How Saving Instead Of Borrowing Boosts A Pension

Retirement savers are more concerned with repaying debt or covering day to day living costs than increasing their pension contributions.

Almost two-thirds say they would ease their financial stress if they had some extra cash rather than put the money into a pension.

Less than a fifth facing a struggle to keep on top of their bills would increase their pension savings, according to a survey of financial advisers by financial firm Royal London.

The company asked 150 financial advisers about the financial challenges facing their clients.

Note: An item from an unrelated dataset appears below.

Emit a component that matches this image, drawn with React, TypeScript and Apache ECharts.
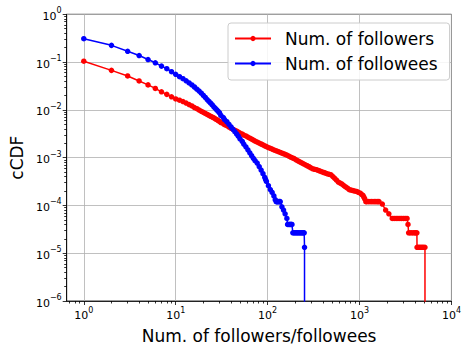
import React, { useEffect, useRef } from "react";
import * as echarts from "echarts";

// cCDF of number of followers (x = count, y = P(X >= x))
const followers: [number, number][] = [
  [1, 0.1045], [2, 0.0671], [3, 0.0512], [4, 0.0403], [5, 0.0333],
  [6, 0.0281], [7, 0.0239], [8, 0.0211], [9, 0.0188], [10, 0.0169],
  [11, 0.0159], [12, 0.0149], [13, 0.0139], [14, 0.0129], [15, 0.0121],
  [16, 0.0112], [17, 0.0106], [18, 0.00989], [19, 0.00934], [20, 0.00886],
  [21, 0.00842], [22, 0.00801], [23, 0.00766], [24, 0.00732], [25, 0.00705],
  [26, 0.00679], [27, 0.0065], [28, 0.00623], [29, 0.00598], [30, 0.00574],
  [31, 0.00544], [33, 0.00515], [34, 0.0049], [36, 0.00466], [38, 0.00438],
  [40, 0.00411], [42, 0.00392], [44, 0.00374], [46, 0.00359], [48, 0.00344],
  [50, 0.00327], [53, 0.00311], [55, 0.00297], [58, 0.00284], [61, 0.00269],
  [64, 0.00255], [67, 0.00244], [70, 0.00233], [73, 0.00222], [77, 0.00212],
  [81, 0.00202], [85, 0.00193], [89, 0.00185], [93, 0.00177], [97, 0.0017],
  [102, 0.00163], [107, 0.00157], [112, 0.00151], [117, 0.00145], [123, 0.0014],
  [129, 0.00135], [135, 0.0013], [141, 0.00126], [148, 0.00122], [155, 0.00117],
  [162, 0.00113], [170, 0.00108], [178, 0.00103], [186, 0.00099], [195, 0.000953],
  [204, 0.000903], [214, 0.000855], [224, 0.000815], [235, 0.000777], [246, 0.000743],
  [258, 0.00071], [270, 0.000677], [283, 0.000645], [296, 0.000614], [310, 0.000584],
  [325, 0.000571], [340, 0.000559], [356, 0.00054], [372, 0.000522], [390, 0.000505],
  [408, 0.000489], [427, 0.000474], [447, 0.00046], [468, 0.000448], [490, 0.000436],
  [513, 0.000401], [537, 0.000369], [562, 0.000337], [588, 0.000308], [616, 0.000293],
  [645, 0.000279], [675, 0.000261], [706, 0.000244], [740, 0.000229], [774, 0.000214],
  [810, 0.000209], [848, 0.000205], [888, 0.0002], [929, 0.000196], [972, 0.000188],
  [1018, 0.00018], [1053, 0.000171], [1090, 0.000162], [1115, 0.000149], [1140, 0.000137],
  [1171, 0.00012], [1200, 0.00012], [1250, 0.00012], [1300, 0.00012], [1350, 0.00012],
  [1400, 0.00012], [1450, 0.00012], [1500, 0.00012], [1550, 0.00012], [1590, 0.00012],
  [1629, 0.00012], [1770, 0.000107], [1923, 0.00008], [2084, 0.0000667],
  [2268, 0.0000533], [2380, 0.0000533], [2500, 0.0000533], [2620, 0.0000533], [2750, 0.0000533],
  [2870, 0.0000533], [3000, 0.0000533], [3140, 0.0000533], [3288, 0.0000533],
  [3367, 0.00004],
  [3420, 0.0000267], [3550, 0.0000267], [3700, 0.0000267], [3850, 0.0000267], [4000, 0.0000267],
  [4100, 0.0000267], [4207, 0.0000267],
  [4220, 0.0000133], [4350, 0.0000133], [4500, 0.0000133], [4650, 0.0000133], [4800, 0.0000133],
  [4950, 0.0000133], [5150, 0.0000133],
  [5160, 0],
];

// cCDF of number of followees
const followees: [number, number][] = [
  [1, 0.308], [2, 0.224], [3, 0.168], [4, 0.137], [5, 0.113],
  [6, 0.0968], [7, 0.0824], [8, 0.0728], [9, 0.063], [10, 0.0555],
  [11, 0.0495], [12, 0.045], [13, 0.0405], [14, 0.0366], [15, 0.0332],
  [16, 0.0301], [17, 0.0271], [18, 0.0247], [19, 0.0223], [20, 0.0201],
  [21, 0.0182], [22, 0.0164], [23, 0.015], [24, 0.0138], [25, 0.0127],
  [26, 0.0116], [27, 0.0108], [28, 0.00998], [29, 0.00927], [30, 0.00861],
  [31, 0.00763], [33, 0.00692], [34, 0.00625], [36, 0.00564], [38, 0.00497],
  [40, 0.00438], [42, 0.00392], [44, 0.0035], [46, 0.00314], [48, 0.00282],
  [50, 0.00248], [53, 0.00219], [55, 0.00192], [58, 0.00169], [61, 0.00146],
  [64, 0.00126], [67, 0.0011], [70, 0.00097], [73, 0.000864], [77, 0.000769],
  [81, 0.000651], [85, 0.000551], [89, 0.000462], [93, 0.000387], [95, 0.00035],
  [97, 0.000317], [102, 0.000259], [107, 0.000215], [112, 0.000187], [117, 0.000158],
  [121, 0.000132],
  [124, 0.00012], [126, 0.00012], [128, 0.00012], [130, 0.00012], [133, 0.00012], [135, 0.00012], [137, 0.00012],
  [143, 0.0000933], [149, 0.00008], [155, 0.0000667], [162, 0.0000533],
  [165, 0.00004], [168, 0.00004], [172, 0.00004], [175, 0.00004], [178, 0.00004], [181, 0.00004], [184, 0.00004],
  [188, 0.0000267], [194, 0.0000267], [200, 0.0000267], [206, 0.0000267], [212, 0.0000267],
  [218, 0.0000267], [225, 0.0000267], [231, 0.0000267], [238, 0.0000267], [244, 0.0000267], [250, 0.0000267],
  [252, 0.0000133],
  [252, 0],
];

const seriesNames = ["Num. of followers", "Num. of followees"];
const seriesColors = ["#ff0000", "#0000ff"];
const xAxisTitle = "Num. of followers/followees";
const yAxisTitle = "cCDF";
const xMajorExponents = [0, 1, 2, 3, 4];
const yMajorExponents = [-6, -5, -4, -3, -2, -1, 0];

const X_MIN_LOG = -0.186;
const X_MAX_LOG = 4;
const Y_MIN_LOG = -6;
const Y_MAX_LOG = 0;
const Y_FLOOR_LOG = -8; // where zero cCDF values are sent (below the axis, clipped)

const FONT = "DejaVu Sans";

function minorLogs(lo: number, hi: number): number[] {
  const out: number[] = [];
  for (let n = Math.floor(lo) - 1; n <= Math.ceil(hi); n++) {
    for (let k = 2; k <= 9; k++) {
      const v = n + Math.log10(k);
      if (v >= lo - 1e-9 && v <= hi + 1e-9) out.push(v);
    }
  }
  return out;
}

const toLogPoint = (p: [number, number]) => [
  Math.log10(p[0]),
  p[1] > 0 ? Math.log10(p[1]) : Y_FLOOR_LOG,
];

const powLabel = (v: number) => {
  const e = Math.round(v);
  const s = e < 0 ? "\u2212" + String(-e) : String(e);
  return `{b|10}{s|${s}}`;
};

const richLabel = {
  b: { fontSize: 11, fontFamily: FONT, color: "#000", lineHeight: 15, verticalAlign: "bottom" },
  s: { fontSize: 8, fontFamily: FONT, color: "#000", lineHeight: 7, verticalAlign: "top" },
};

export default function App() {
  const ref = useRef<HTMLDivElement>(null);

  useEffect(() => {
    if (!ref.current) return;
    const chart = echarts.init(ref.current, undefined, { renderer: "svg" });

    const axisLineStyle = { color: "#000", width: 0.8 };
    const option: any = {
      animation: false,
      backgroundColor: "#fff",
      grid: {
        left: 66.7,
        top: 14.3,
        width: 390,
        height: 290,
        show: true,
        borderColor: "#000",
        borderWidth: 0.8,
        backgroundColor: "transparent",
      },
      legend: {
        orient: "vertical",
        left: 228,
        top: 23,
        padding: [6, 12, 7, 6],
        itemGap: 6,
        itemWidth: 36,
        itemHeight: 6.5,
        backgroundColor: "rgba(255,255,255,0.85)",
        borderColor: "#cccccc",
        borderWidth: 1,
        borderRadius: 3,
        textStyle: {
          fontSize: 17,
          fontFamily: FONT,
          color: "#000",
          lineHeight: 19,
          padding: [0, 0, 0, 9],
        },
        data: seriesNames,
      },
      xAxis: [
        {
          type: "value",
          gridIndex: 0,
          position: "bottom",
          min: X_MIN_LOG,
          max: X_MAX_LOG,
          axisLine: { show: true, onZero: false, lineStyle: axisLineStyle },
          axisTick: { show: true, length: 4, customValues: xMajorExponents, lineStyle: axisLineStyle },
          axisLabel: {
            show: true,
            customValues: xMajorExponents,
            formatter: powLabel,
            margin: 5,
            rich: richLabel,
          },
          splitLine: { show: true, lineStyle: { color: "#b0b0b0", width: 0.8 } },
          name: xAxisTitle,
          nameLocation: "middle",
          nameGap: 26,
          nameTextStyle: { fontSize: 17, fontFamily: FONT, color: "#000" },
        },
        {
          type: "value",
          gridIndex: 0,
          position: "bottom",
          min: X_MIN_LOG,
          max: X_MAX_LOG,
          axisLine: { show: false, onZero: false },
          axisTick: { show: true, length: 2.5, customValues: minorLogs(X_MIN_LOG, X_MAX_LOG), lineStyle: axisLineStyle },
          axisLabel: { show: false },
          splitLine: { show: false },
        },
      ],
      yAxis: [
        {
          type: "value",
          gridIndex: 0,
          position: "left",
          min: Y_MIN_LOG,
          max: Y_MAX_LOG,
          interval: 1,
          axisLine: { show: true, onZero: false, lineStyle: axisLineStyle },
          axisTick: { show: true, length: 4, customValues: yMajorExponents, lineStyle: axisLineStyle },
          axisLabel: {
            show: true,
            customValues: yMajorExponents,
            formatter: powLabel,
            margin: 5,
            rich: richLabel,
          },
          splitLine: { show: true, lineStyle: { color: "#b0b0b0", width: 0.8 } },
          name: yAxisTitle,
          nameLocation: "middle",
          nameGap: 40,
          nameTextStyle: { fontSize: 17, fontFamily: FONT, color: "#000" },
        },
        {
          type: "value",
          gridIndex: 0,
          position: "left",
          min: Y_MIN_LOG,
          max: Y_MAX_LOG,
          axisLine: { show: false, onZero: false },
          axisTick: { show: true, length: 2.5, customValues: minorLogs(Y_MIN_LOG, Y_MAX_LOG), lineStyle: axisLineStyle },
          axisLabel: { show: false },
          splitLine: { show: false },
        },
      ],
      series: [followers, followees].map((pts, i) => ({
        type: "line",
        name: seriesNames[i],
        xAxisIndex: 0,
        yAxisIndex: 0,
        data: pts.map(toLogPoint),
        symbol: "circle",
        symbolSize: 5.5,
        showSymbol: true,
        showAllSymbol: true,
        clip: true,
        color: seriesColors[i],
        itemStyle: { color: seriesColors[i] },
        lineStyle: { color: seriesColors[i], width: 1.5 },
        emphasis: { disabled: true },
      })),
    };

    chart.setOption(option);
    return () => chart.dispose();
  }, []);

  return (
    <div
      ref={ref}
      style={{ position: "absolute", left: 0, top: 0, width: 464, height: 349, background: "#fff" }}
    />
  );
}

The result revealed just over a third agreed their finances were so tight they could barely meet day to day expenses even though almost nine out of 10 knew they should be saving more for their retirement.

Feeling the squeeze

Half also said that they would prefer to save into an ISA as the money was more easily accessible, while a third would opt for a pension.

Fiona Tait, Pensions Specialist at Royal London, said: “While our findings show that many people are feeling the squeeze, it is good news that advisers think their clients are engaged with retirement savings. Even if people can’t afford to save more now, it is possible to create a definite plan of action to save more in the future when their income increases or outgoings are reduced.

“For many the level of saving into pensions is well below the level it should be for them to achieve a realistic income for the lifestyle they imagine when they choose to retire. 35-44 year olds are particularly vulnerable, as they are less likely to have a direct benefit pension to fall back on.”

Diverting money to a pension

Tait explained how spending less on borrowing and more on savings could affect retirement income.

On average, those with short-term financial commitments pay an average £200 – £299 a month for two to three years. If they paid £100 into a pension until they decided to retire, they could add nearly £40,000 to their fund.

Those with long term personal borrowings, such as loans or credit cards expect to pay these off within four years. If they paid between £100 and £199 into a pension, the fund would be worth an extra £18,600 on retirement.

Home buyers expect their mortgage to be paid off within the next 20 years. This could free up around five years of payments, which on average are £500-£599 a month, boosting their pension by £20,000.